Benny Lewis didn't wait for perfection before he started speaking Chinese—and neither should you. The author and language-learning advocate popularized an approach called "language hacking" that flips conventional wisdom on its head: instead of obsessing over grammar rules and flawless pronunciation, focus on the words and phrases you actually need for real conversation. This simple reframing is just one of five myths that language experts say have been quietly holding adults back from acquiring new languages, myths that deserve to be challenged.
The stakes matter more than many realize. Learning a new language brings well-documented cognitive benefits alongside something less quantifiable but equally valuable: cultural insights and the kind of empathetic awareness that comes from understanding how other people live. Yet many of us carry the weight of school-era struggles—endless grammar drills, vocabulary lists, the fear of getting things wrong on a test. Those memories are powerful enough to stop us before we start.
The first myth, that language learning is "all about grammar and vocabulary," misses what actually makes languages come alive. Yes, grammar and vocabulary matter, but they exist inside a living context of people, history, and culture. Learning a language means immersing yourself in how people actually communicate. When formal study isn't possible, there are countless entry points: music, films, books, gaming. The goal is something educators call "intercultural agility"—the ability to engage empathetically with people whose experiences differ radically from your own.
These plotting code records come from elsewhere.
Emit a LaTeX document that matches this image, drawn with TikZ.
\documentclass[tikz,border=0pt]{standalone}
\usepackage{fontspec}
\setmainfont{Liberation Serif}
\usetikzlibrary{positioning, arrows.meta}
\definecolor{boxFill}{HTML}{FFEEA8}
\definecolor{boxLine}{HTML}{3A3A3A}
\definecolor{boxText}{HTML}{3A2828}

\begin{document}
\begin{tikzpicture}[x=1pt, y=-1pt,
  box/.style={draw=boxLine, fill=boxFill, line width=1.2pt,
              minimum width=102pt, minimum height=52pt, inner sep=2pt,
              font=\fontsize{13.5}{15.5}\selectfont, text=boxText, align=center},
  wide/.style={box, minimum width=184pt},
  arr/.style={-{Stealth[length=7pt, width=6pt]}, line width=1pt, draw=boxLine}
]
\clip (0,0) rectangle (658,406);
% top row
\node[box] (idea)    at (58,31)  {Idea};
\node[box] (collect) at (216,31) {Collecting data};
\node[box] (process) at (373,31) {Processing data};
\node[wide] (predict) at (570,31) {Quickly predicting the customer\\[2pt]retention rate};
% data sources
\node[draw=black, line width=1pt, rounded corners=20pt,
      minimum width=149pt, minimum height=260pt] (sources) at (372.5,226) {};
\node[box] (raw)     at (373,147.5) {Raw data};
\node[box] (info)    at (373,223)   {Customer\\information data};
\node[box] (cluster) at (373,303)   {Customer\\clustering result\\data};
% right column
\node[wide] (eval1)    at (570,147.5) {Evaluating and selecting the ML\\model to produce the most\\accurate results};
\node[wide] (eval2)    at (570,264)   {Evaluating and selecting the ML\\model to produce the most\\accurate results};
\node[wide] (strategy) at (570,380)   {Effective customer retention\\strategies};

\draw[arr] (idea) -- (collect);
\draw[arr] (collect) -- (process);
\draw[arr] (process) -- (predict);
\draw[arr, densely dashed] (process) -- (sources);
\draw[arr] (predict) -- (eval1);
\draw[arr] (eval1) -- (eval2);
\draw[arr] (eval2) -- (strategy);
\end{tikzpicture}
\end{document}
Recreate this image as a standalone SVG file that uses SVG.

The second myth—that mistakes are embarrassing and must be avoided—reflects the anxiety baked into traditional exam-focused learning. But consider how many times you've misspelled a word in English or used the wrong term and been understood anyway. Real-life communication is forgiving. Language apps and travel-based learning naturally shift the focus from accuracy to communication, freeing learners from the paralysis of perfectionism.
The third barrier is the fear that starting over with a completely new language is too much effort. Yet the language you studied in school doesn't lock you in. Those apprenticeship languages—French, Spanish, German for English speakers—teach the mechanics of how to learn. But adult life is unpredictable: family, work, and passion can pull you toward entirely different languages. Learning something driven by genuine personal interest proves deeply motivating, the kind of pull that keeps you going when progress stalls.
The fourth myth, that language learning is a solitary grind, ignores the power of community. Learning with others—whether through conversation groups, online forums, multilingual families, or language apps with friend features—transforms the experience from isolated study into a lighthearted, shared endeavor. You don't need to reach fluency before connecting with others who are learning alongside you.
Finally, many believe language learning requires relentless hard graft. But the landscape has shifted. Language learning apps have made acquisition possible anywhere, anytime, often free. You can practice Chinese from your armchair at midnight if you want. Apps themselves are designed to be fun and playful, embedding vocabulary and grammar structures without the drudgery. What makes the difference is a personal reason to learn: a family member to call, a country to visit, a culture to understand.
The benefits of learning a language are manifold and worth the modest effort required. The real barrier isn't ability—adults of all ages can acquire new languages well. It's the myths we've believed about how learning works.